Life is often difficult for disabled people in Central Asia, even at the best of times.
While there have been some efforts toward taking steps to help those with disabilities integrate further into society during the last few decades, there are still problems with easy access to buildings and transportation, special education, and the availability of caregivers, just to name a few of the challenges.
The appearance of the coronavirus in Central Asia and the subsequent measures to limit its spread, such as lockdown orders, have complicated nearly everyone’s life, but few have been hit harder than the disabled.
On this week's Majlis Podcast, RFE/RL's media-relations manager for South and Central Asia, Muhammad Tahir, moderates a discussion looking at the impact that the fight against the spread of the coronavirus is having on people with disabilities in Central Asia.

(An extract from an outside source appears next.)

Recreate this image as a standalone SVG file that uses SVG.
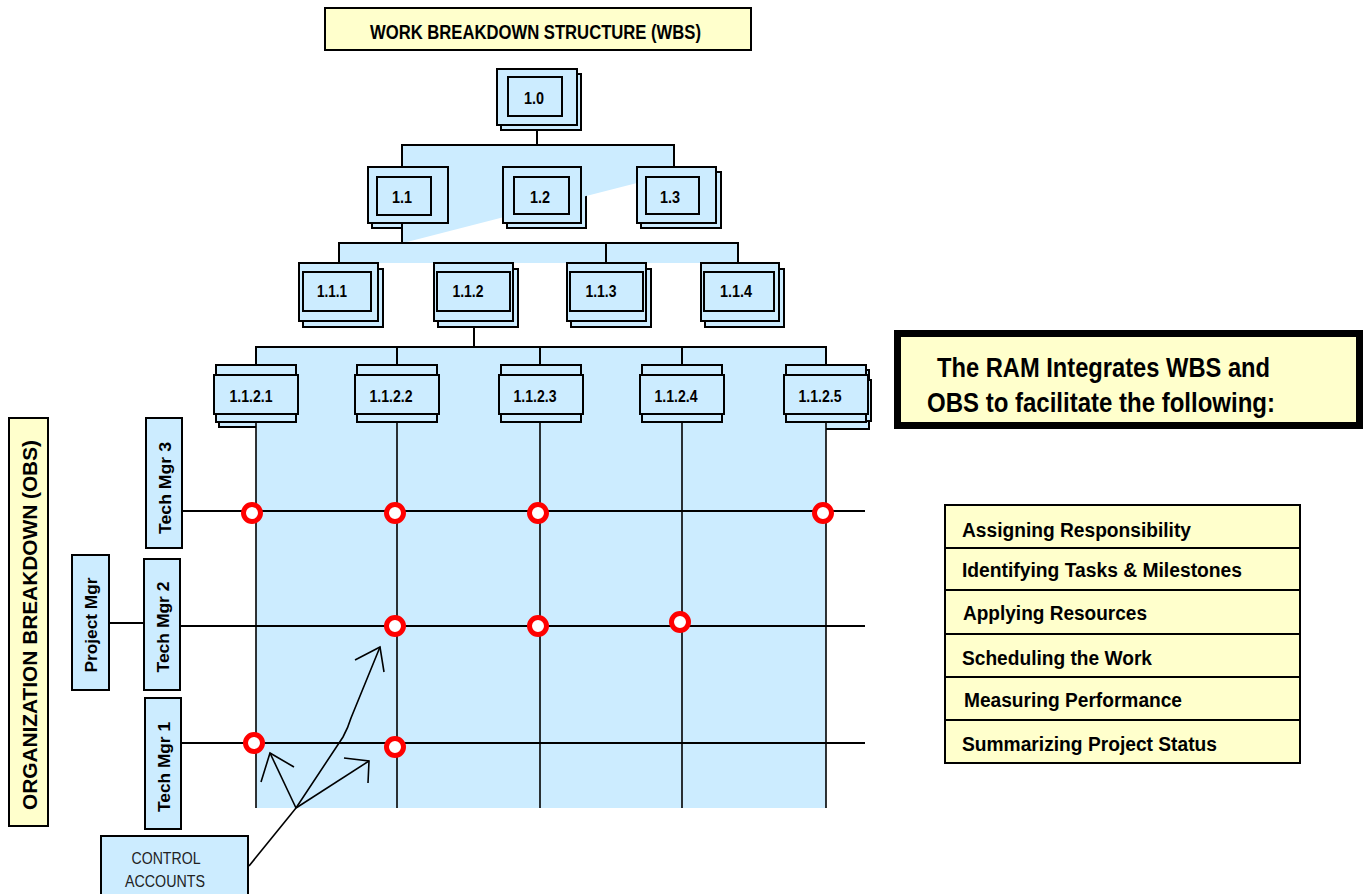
<svg xmlns="http://www.w3.org/2000/svg" width="1367" height="894" viewBox="0 0 1367 894">
<style>
.bx{fill:#CCECFF;stroke:#000;stroke-width:2}
.yl{fill:#FFFFCC;stroke:#000;stroke-width:2}
.ln{fill:none;stroke:#000;stroke-width:2}
.gl{fill:none;stroke:#000;stroke-width:1.6}
.ar{fill:none;stroke:#000;stroke-width:1.6}
.bg{fill:#CCECFF;stroke:none}
.rc{fill:#fff;stroke:#FF0000;stroke-width:5}
.t{font-family:"Liberation Sans",Arial,sans-serif;font-weight:bold;fill:#000}
.n{font-size:16.5px;text-anchor:middle}
.v{font-size:17px;text-anchor:middle}
.li{font-size:20px}
</style>

<!-- shadows -->
<g id="shadows">
<rect class="bx" x="501" y="74" width="80" height="56"/>
<rect class="bx" x="372" y="172" width="80" height="56"/>
<rect class="bx" x="507" y="172" width="79" height="56"/>
<rect class="bx" x="641" y="172" width="80" height="56"/>
<rect class="bx" x="303" y="269" width="80" height="58"/>
<rect class="bx" x="438" y="269" width="80" height="58"/>
<rect class="bx" x="571" y="269" width="80" height="58"/>
<rect class="bx" x="705" y="269" width="79" height="58"/>
<g>
<rect class="bx" x="219" y="370" width="80" height="10"/>
<rect class="bx" x="217" y="380" width="84" height="39"/>
<rect class="bx" x="219" y="419" width="80" height="8"/>
</g>
<g>
<rect class="bx" x="789" y="370" width="80" height="10"/>
<rect class="bx" x="787" y="380" width="84" height="41"/>
<rect class="bx" x="789" y="421" width="80" height="8"/>
</g>
</g>

<!-- blue background areas -->
<g id="background">
<polygon class="bg" points="402,145 674,145 674,167 637,167 637,183 403,243 402,243"/>
<rect class="bg" x="339" y="243" width="399" height="20"/>
<rect class="bg" x="256" y="347" width="570" height="461"/>
</g>

<!-- connectors -->
<g id="connectors">
<line class="ln" x1="537" y1="130" x2="537" y2="145"/>
<polyline class="ln" points="402,243 402,145 674,145 674,167"/>
<polyline class="ln" points="339,263 339,243 738,243 738,263"/>
<line class="ln" x1="606" y1="243" x2="606" y2="263"/>
<line class="ln" x1="474" y1="327" x2="474" y2="347"/>
<polyline class="ln" points="256,365 256,347 826,347 826,365"/>
<line class="ln" x1="397" y1="347" x2="397" y2="365"/>
<line class="ln" x1="540" y1="347" x2="540" y2="365"/>
<line class="ln" x1="682" y1="347" x2="682" y2="365"/>
<line class="gl" x1="256" y1="422" x2="256" y2="808"/>
<line class="gl" x1="397" y1="422" x2="397" y2="808"/>
<line class="gl" x1="540" y1="422" x2="540" y2="808"/>
<line class="gl" x1="682" y1="422" x2="682" y2="808"/>
<line class="gl" x1="826" y1="422" x2="826" y2="808"/>
<line class="ln" x1="182" y1="511" x2="865" y2="511"/>
<line class="ln" x1="180" y1="626" x2="865" y2="626"/>
<line class="ln" x1="181" y1="743" x2="865" y2="743"/>
<line class="ln" x1="109" y1="623" x2="144" y2="623"/>
<!-- control account arrows -->
<line class="ar" x1="249" y1="866" x2="296" y2="808"/>
<line class="ar" x1="296" y1="808" x2="270" y2="753"/>
<polyline class="ar" points="261,782 270,753 294,767"/>
<line class="ar" x1="296" y1="808" x2="369" y2="761"/>
<polyline class="ar" points="344,758 369,761 368,783"/>
<path class="ar" d="M296,808 L343,737 Q348,728 351,718 L380,647"/>
<polyline class="ar" points="355,660 380,647 384,672"/>
</g>

<!-- title -->
<g id="title">
<rect class="yl" x="325" y="8" width="426" height="42"/>
<text class="t" x="370" y="39" font-size="21" textLength="331" lengthAdjust="spacingAndGlyphs">WORK BREAKDOWN STRUCTURE (WBS)</text>
</g>

<!-- WBS nodes -->
<g id="n1_0">
<rect class="bx" x="497" y="69" width="80" height="56"/>
<rect class="bx" x="508" y="77" width="54" height="39"/>
<text class="t n" x="534" y="104" textLength="20" lengthAdjust="spacingAndGlyphs">1.0</text>
</g>
<g id="n1_1">
<rect class="bx" x="368" y="167" width="80" height="56"/>
<rect class="bx" x="377" y="177" width="54" height="38"/>
<text class="t n" x="402" y="203" textLength="20" lengthAdjust="spacingAndGlyphs">1.1</text>
</g>
<g id="n1_2">
<rect class="bx" x="503" y="167" width="78" height="56"/>
<rect class="bx" x="514" y="177" width="55" height="37"/>
<text class="t n" x="540" y="203" textLength="20" lengthAdjust="spacingAndGlyphs">1.2</text>
</g>
<g id="n1_3">
<rect class="bx" x="637" y="167" width="79" height="56"/>
<rect class="bx" x="646" y="177" width="53" height="37"/>
<text class="t n" x="670" y="203" textLength="20" lengthAdjust="spacingAndGlyphs">1.3</text>
</g>
<g id="n1_1_1">
<rect class="bx" x="299" y="263" width="79" height="58"/>
<rect class="bx" x="303" y="272" width="68" height="39"/>
<text class="t n" x="332" y="297" textLength="30" lengthAdjust="spacingAndGlyphs">1.1.1</text>
</g>
<g id="n1_1_2">
<rect class="bx" x="434" y="263" width="79" height="58"/>
<rect class="bx" x="437" y="272" width="73" height="39"/>
<text class="t n" x="468" y="297" textLength="31" lengthAdjust="spacingAndGlyphs">1.1.2</text>
</g>
<g id="n1_1_3">
<rect class="bx" x="567" y="263" width="79" height="58"/>
<rect class="bx" x="570" y="272" width="73" height="39"/>
<text class="t n" x="601" y="297" textLength="31" lengthAdjust="spacingAndGlyphs">1.1.3</text>
</g>
<g id="n1_1_4">
<rect class="bx" x="701" y="263" width="78" height="58"/>
<rect class="bx" x="704" y="272" width="70" height="39"/>
<text class="t n" x="736" y="297" textLength="32" lengthAdjust="spacingAndGlyphs">1.1.4</text>
</g>

<g id="n1_1_2_1">
<rect class="bx" x="216" y="365" width="80" height="10"/>
<rect class="bx" x="216" y="414" width="80" height="8"/>
<rect class="bx" x="214" y="375" width="84" height="39"/>
<text class="t n" x="251" y="402" textLength="43" lengthAdjust="spacingAndGlyphs">1.1.2.1</text>
</g>
<g id="n1_1_2_2">
<rect class="bx" x="357" y="365" width="80" height="10"/>
<rect class="bx" x="357" y="414" width="80" height="8"/>
<rect class="bx" x="355" y="375" width="84" height="39"/>
<text class="t n" x="391" y="402" textLength="43" lengthAdjust="spacingAndGlyphs">1.1.2.2</text>
</g>
<g id="n1_1_2_3">
<rect class="bx" x="501" y="365" width="80" height="10"/>
<rect class="bx" x="501" y="414" width="80" height="8"/>
<rect class="bx" x="499" y="375" width="84" height="39"/>
<text class="t n" x="535" y="402" textLength="43" lengthAdjust="spacingAndGlyphs">1.1.2.3</text>
</g>
<g id="n1_1_2_4">
<rect class="bx" x="642" y="365" width="80" height="10"/>
<rect class="bx" x="642" y="414" width="80" height="8"/>
<rect class="bx" x="640" y="375" width="84" height="39"/>
<text class="t n" x="676" y="402" textLength="43" lengthAdjust="spacingAndGlyphs">1.1.2.4</text>
</g>
<g id="n1_1_2_5">
<rect class="bx" x="786" y="365" width="80" height="10"/>
<rect class="bx" x="786" y="414" width="80" height="8"/>
<rect class="bx" x="784" y="375" width="84" height="39"/>
<text class="t n" x="820" y="402" textLength="43" lengthAdjust="spacingAndGlyphs">1.1.2.5</text>
</g>

<!-- OBS -->
<g id="obs_title">
<rect class="yl" x="9" y="418" width="39" height="408"/>
<text class="t" font-size="20" text-anchor="middle" transform="translate(37,625) rotate(-90)" textLength="370" lengthAdjust="spacingAndGlyphs">ORGANIZATION BREAKDOWN (OBS)</text>
</g>
<g id="tech_mgr_3">
<rect class="bx" x="146" y="418" width="36" height="130"/>
<text class="t v" transform="translate(171,488) rotate(-90)" textLength="92" lengthAdjust="spacingAndGlyphs">Tech Mgr 3</text>
</g>
<g id="project_mgr">
<rect class="bx" x="72" y="555" width="37" height="135"/>
<text class="t v" transform="translate(97,625) rotate(-90)" textLength="95" lengthAdjust="spacingAndGlyphs">Project Mgr</text>
</g>
<g id="tech_mgr_2">
<rect class="bx" x="144" y="559" width="36" height="131"/>
<text class="t v" transform="translate(169,627) rotate(-90)" textLength="91" lengthAdjust="spacingAndGlyphs">Tech Mgr 2</text>
</g>
<g id="tech_mgr_1">
<rect class="bx" x="145" y="698" width="36" height="131"/>
<text class="t v" transform="translate(170,767) rotate(-90)" textLength="90" lengthAdjust="spacingAndGlyphs">Tech Mgr 1</text>
</g>

<!-- control account markers -->
<g id="markers">
<circle class="rc" cx="252" cy="513" r="8.5"/>
<circle class="rc" cx="395" cy="513" r="8.5"/>
<circle class="rc" cx="538" cy="513" r="8.5"/>
<circle class="rc" cx="823" cy="513" r="8.5"/>
<circle class="rc" cx="395" cy="626" r="8.5"/>
<circle class="rc" cx="538" cy="626" r="8.5"/>
<circle class="rc" cx="680" cy="622" r="8.5"/>
<circle class="rc" cx="254" cy="743" r="8.5"/>
<circle class="rc" cx="395" cy="747" r="8.5"/>
</g>

<g id="control_accounts">
<rect class="bx" x="101" y="836" width="147" height="66"/>
<text x="166" y="864" font-family="Liberation Sans, Arial, sans-serif" font-size="16" fill="#222" text-anchor="middle" textLength="69" lengthAdjust="spacingAndGlyphs">CONTROL</text>
<text x="165" y="887" font-family="Liberation Sans, Arial, sans-serif" font-size="16" fill="#222" text-anchor="middle" textLength="80" lengthAdjust="spacingAndGlyphs">ACCOUNTS</text>
</g>

<!-- RAM note -->
<g id="ram_note">
<rect x="897.5" y="333.5" width="462" height="92" fill="#FFFFCC" stroke="#000" stroke-width="7"/>
<text class="t" x="937" y="377" font-size="27" textLength="333" lengthAdjust="spacingAndGlyphs">The RAM Integrates WBS and</text>
<text class="t" x="927" y="412" font-size="27" textLength="348" lengthAdjust="spacingAndGlyphs">OBS to facilitate the following:</text>
</g>

<g id="ram_list">
<rect class="yl" x="945" y="505" width="355" height="43"/>
<rect class="yl" x="945" y="548" width="355" height="42"/>
<rect class="yl" x="945" y="590" width="355" height="44"/>
<rect class="yl" x="945" y="634" width="355" height="43"/>
<rect class="yl" x="945" y="677" width="355" height="43"/>
<rect class="yl" x="945" y="720" width="355" height="43"/>
<text class="t li" x="962" y="537" textLength="229" lengthAdjust="spacingAndGlyphs">Assigning Responsibility</text>
<text class="t li" x="962" y="577" textLength="280" lengthAdjust="spacingAndGlyphs">Identifying Tasks &amp; Milestones</text>
<text class="t li" x="963" y="620" textLength="184" lengthAdjust="spacingAndGlyphs">Applying Resources</text>
<text class="t li" x="962" y="665" textLength="190" lengthAdjust="spacingAndGlyphs">Scheduling the Work</text>
<text class="t li" x="964" y="707" textLength="218" lengthAdjust="spacingAndGlyphs">Measuring Performance</text>
<text class="t li" x="962" y="751" textLength="255" lengthAdjust="spacingAndGlyphs">Summarizing Project Status</text>
</g>
</svg>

This week’s guests are, from Tajikistan, Lola Nasriddinova, the founder and executive director of IRODA -- the Parents of Children with Autism Initiative; also originally from Tajikistan but currently in Britain, Tahmina Hamkimova-Rees, an activist on women’s rights and on the inclusion of people with Down syndrome, and the founder of the Nazari Digar organization; from Kazakhstan, Madina Karsakpayeva, who is a PhD researcher currently working at the Eotvos Loran University in Budapest on helping people in Central Asia with physical disabilities enter institutions of higher education; and, originally from Uzbekistan but currently studying at Sussex University in Britain, Dilmurad Yusupov, an activist for the rights of the disabled and a columnist for the Uzbek news agency Gazeta.uz, who has written extensively on the challenges faced by people with disabilies; and Bruce Pannier, the author of the Qishloq Ovozi blog.